Une formation par accrétion de deux blocs
Alors que les astonomes européennes s'attendaient à découvrir une forme vaguement sphérique, ils ont eu la surprise de constater que Tchouri présentait la forme d'un canard de bain de 4,5 km avec un corps et une tête. Pourquoi cette forme à deux lobes ? Une étude poussée de la stratification en multiples couches observée sur la comète couplée à son champ de gravité a montré que cet aspect singulier est dû en fait à la fusion au moment de la formation de l'astre en même temps que notre système solaire (4,6 milliards d'années), de deux blocs distincts qui se seraient percutés à faible vitesse, se "soudant" ainsi l'un à l'autre.
On a compris comment fonctionne une comète
Tchouri étant lancée sur une orbite la rapprochant du Soleil à des vitesses de10 à 30 km/s. Rosetta a pu observer grâce à ses 11 instruments scientifiques les très importantes variations de sona activité alrs qu'elle étant soumise àà un flux de chaleur solaire croissant. De quoi mettre en évidence son fonctionnement que l'on peut expliquer ainsi : l'onde de chaleur provenant du soleil frappe à la surface de la comète et y pénètre, sublimant (passage de l'état solide à l'état gazeux) les glaces et produisant un échappement de ce gaz. Mais la comète tournant sur elle-même (avec une période d'un peu plus de 12h), celles-ci se refroment très vite à la surface des zonrrd non exposées au rayonnement solaire. Pourtant, leprocessus de sublimation se poursuit en profondeur : la vapeur d'eau se fraie un chemin jusqu'à la surface où elle gèle de nouveau. Lorsque la comète est une nouvelle fois exposée au Soleil, le cycle recommence.

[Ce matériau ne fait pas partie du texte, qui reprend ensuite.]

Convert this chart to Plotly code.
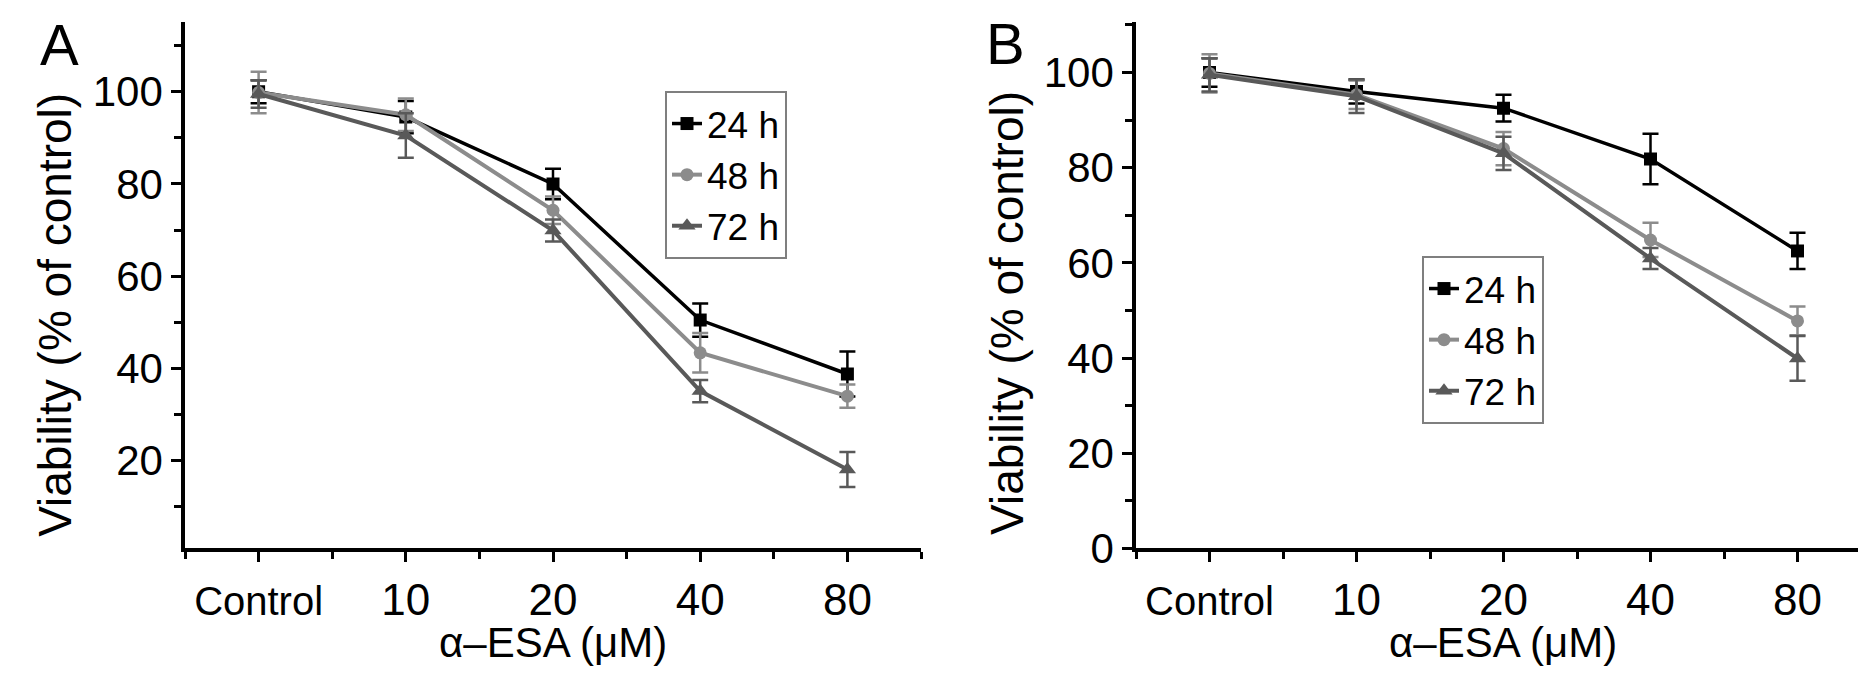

Par aileurs, les astronomes ont observé la naissance de véritables trous, pouvant atteindre plus de 100 mètres de diamètre et encore plus de profondeur, qui éjectent de puissants geysers de vapeurs à plus de 2000 km/h. Un effet Karcher qui entraine des grains de poussière, et des fragmets de matière qui compose la comète.
Elle n'aurait pas apporté l'eau sur Terre
Les comètes étant formées en rande partie de glace, auraient, elles pu apporter l'eau de nos océans en bombardant en très grand nombre la Terre au fil de milliards d'années ? Pour répondre, Rosina, un spectromètre embarqué sur la sonde Rosetta, a analaysé les molécules d'eau de la chevelure de Tchouri. L'étude a consisté à mesurer la proportion d'hydrogène (H) par rapport à celle de son isotope, le deutérium (D), leurs proportions relatives étant étroitement liées aux conditions dans lesquelles les molécules se sont formées. Verdit : le rapport D/H étant trois fois plus important que Tchouri que celui de l'eau Terrestre, ce ne serait donc pas des comètes que proviendrait notre eau ! en tout cas pas de Tchouri.
"Cela signifie que Tchouri s'est formée très loin du Soleil, car un rapport D/H plus faible résulterait d'une formation dans un milieu plus chaud, plus proche de notre étoile" explique Patrick Martin, responsable de la mission Rosetta à l'ESA. Pourtant, l'affaire n'est pas encore entendue : d'autres comètes dites de la famille de Jupiter (dontl'orbite passe près de la géante) présentent en effet un rapport isotopique plus proche de celui de l'eau terrestre. "Mais il y a peut-être une incertitude sur les mesures. Même si celles réalisées par Rosetta ont une précision encore jamais atteinte", relativise François Rocard, responsable du programme système solaire au Centre National d'Etudes Spatiales. Le paradoxe est que 67P est une comète de la famille de Jupiter d'où la surprise de ce résultat. Les scientifiques se tournent donc vers l'autre hypothèse : celle des astéroïdes. "Certes, ces derniers contiennent beaucoup moins d'eau mais ils sont beaucoup plus nombreux. La mission OSIRIS-REx devrait fournir de nouvelles données pour étudier cette piste", complète Francis Rocard.
On comprend la génèse de la comète
La Comète Tchouri s'est-elle formée en même temps que notre système solaire ou agit-il d'une voyageuse bien plus ancienne qui a fini par être capturée par le champ de gravitation du Soleil ? "Les observations et détections (notamment par le spectromètre Rosina) de molécules comme l'azote, l'oxygène et l'argon suggèrent que la comète s'est formée très tôt dans le système solaire", explique Patrick Martin. Des études montrent que l'oxygène moléculaire qui la compose (elle en contient 3%, ce qui est énorme) est même plus ancien que le système solaire, et aurait été emprisonné dans la glace de Tchouri lors de sa formation.